_Task prompt:_ Make an exact copy of the records, dropping all pictures.

Some records:
— START —

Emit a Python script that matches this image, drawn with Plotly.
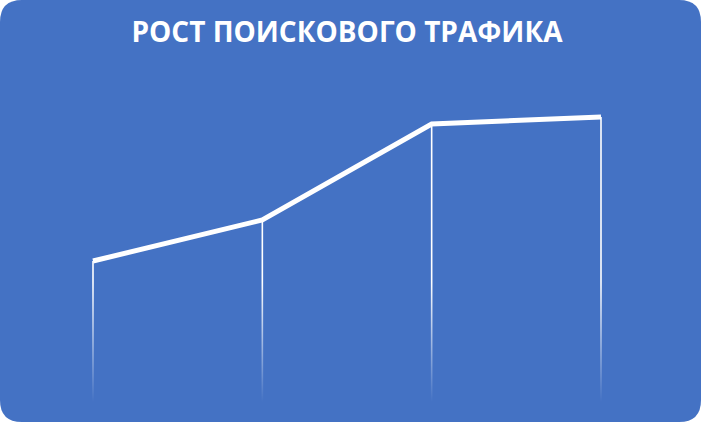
import plotly.graph_objects as go

# Данные (оценка по картинке, условные единицы)
periods = ["Этап 1", "Этап 2", "Этап 3", "Этап 4"]
traffic = [141, 182, 278, 285]
title_text = "РОСТ ПОИСКОВОГО ТРАФИКА"

BLUE = "#4472C4"
W, H = 701, 422
FADE_TOP = 120   # ниже этого уровня вертикальные линии растворяются

x_idx = list(range(len(periods)))
px_per_unit = (601 - 93) / 3
x0 = -93 / px_per_unit
half = 0.8 / px_per_unit   # полуширина вертикальной линии

fig = go.Figure()

# вертикальные линии от точек вниз, с затуханием к низу (узкий полигон с градиентом)
for xi, yi in zip(x_idx, traffic):
    fig.add_trace(go.Scatter(
        x=[xi - half, xi + half, xi + half, xi - half, xi - half],
        y=[0, 0, yi, yi, 0],
        mode="lines", line=dict(width=0), fill="toself",
        fillgradient=dict(type="vertical", start=0, stop=FADE_TOP,
                          colorscale=[[0, "rgba(255,255,255,0)"],
                                      [1, "rgba(255,255,255,1)"]]),
        hoverinfo="skip", showlegend=False,
    ))

# основная линия
fig.add_trace(go.Scatter(
    x=x_idx, y=traffic, mode="lines",
    line=dict(color="white", width=5),
    text=periods, hoverinfo="text+y", showlegend=False,
))

# фон: скруглённый прямоугольник
r = 22
rx, ry = r / W, r / H
path = (f"M {rx},0 L {1-rx},0 Q 1,0 1,{ry} L 1,{1-ry} Q 1,1 {1-rx},1 "
        f"L {rx},1 Q 0,1 0,{1-ry} L 0,{ry} Q 0,0 {rx},0 Z")
fig.add_shape(type="path", path=path, xref="paper", yref="paper",
              fillcolor=BLUE, line=dict(width=0), layer="below")

fig.update_layout(
    width=W, height=H,
    margin=dict(l=0, r=0, t=0, b=0),
    paper_bgcolor="white",
    plot_bgcolor="rgba(0,0,0,0)",
    title=dict(text=title_text, x=0.495, xanchor="center",
               y=1 - 32 / H, yanchor="middle", yref="container",
               font=dict(family="Open Sans", size=28, color="white", weight="bold")),
    xaxis=dict(range=[x0, x0 + W / px_per_unit], visible=False, fixedrange=True),
    yaxis=dict(range=[-20, 402], visible=False, fixedrange=True),
)

fig.write_html("out.html", config={"displayModeBar": False},
               post_script="document.body.style.margin='0';")
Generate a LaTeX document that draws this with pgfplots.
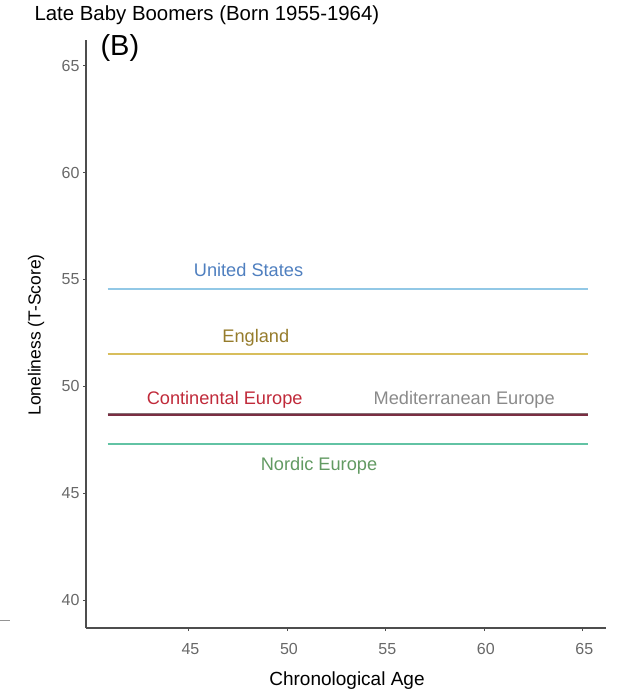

— END —

_Task response:_
Emit a Python script that matches this image, drawn with Plotly.
import plotly.graph_objects as go

# Данные (оценка по картинке, условные единицы)
periods = ["Этап 1", "Этап 2", "Этап 3", "Этап 4"]
traffic = [141, 182, 278, 285]
title_text = "РОСТ ПОИСКОВОГО ТРАФИКА"

BLUE = "#4472C4"
W, H = 701, 422
FADE_TOP = 120   # ниже этого уровня вертикальные линии растворяются

x_idx = list(range(len(periods)))
px_per_unit = (601 - 93) / 3
x0 = -93 / px_per_unit
half = 0.8 / px_per_unit   # полуширина вертикальной линии

fig = go.Figure()

# вертикальные линии от точек вниз, с затуханием к низу (узкий полигон с градиентом)
for xi, yi in zip(x_idx, traffic):
    fig.add_trace(go.Scatter(
        x=[xi - half, xi + half, xi + half, xi - half, xi - half],
        y=[0, 0, yi, yi, 0],
        mode="lines", line=dict(width=0), fill="toself",
        fillgradient=dict(type="vertical", start=0, stop=FADE_TOP,
                          colorscale=[[0, "rgba(255,255,255,0)"],
                                      [1, "rgba(255,255,255,1)"]]),
        hoverinfo="skip", showlegend=False,
    ))

# основная линия
fig.add_trace(go.Scatter(
    x=x_idx, y=traffic, mode="lines",
    line=dict(color="white", width=5),
    text=periods, hoverinfo="text+y", showlegend=False,
))

# фон: скруглённый прямоугольник
r = 22
rx, ry = r / W, r / H
path = (f"M {rx},0 L {1-rx},0 Q 1,0 1,{ry} L 1,{1-ry} Q 1,1 {1-rx},1 "
        f"L {rx},1 Q 0,1 0,{1-ry} L 0,{ry} Q 0,0 {rx},0 Z")
fig.add_shape(type="path", path=path, xref="paper", yref="paper",
              fillcolor=BLUE, line=dict(width=0), layer="below")

fig.update_layout(
    width=W, height=H,
    margin=dict(l=0, r=0, t=0, b=0),
    paper_bgcolor="white",
    plot_bgcolor="rgba(0,0,0,0)",
    title=dict(text=title_text, x=0.495, xanchor="center",
               y=1 - 32 / H, yanchor="middle", yref="container",
               font=dict(family="Open Sans", size=28, color="white", weight="bold")),
    xaxis=dict(range=[x0, x0 + W / px_per_unit], visible=False, fixedrange=True),
    yaxis=dict(range=[-20, 402], visible=False, fixedrange=True),
)

fig.write_html("out.html", config={"displayModeBar": False},
               post_script="document.body.style.margin='0';")
Generate a LaTeX document that draws this with pgfplots.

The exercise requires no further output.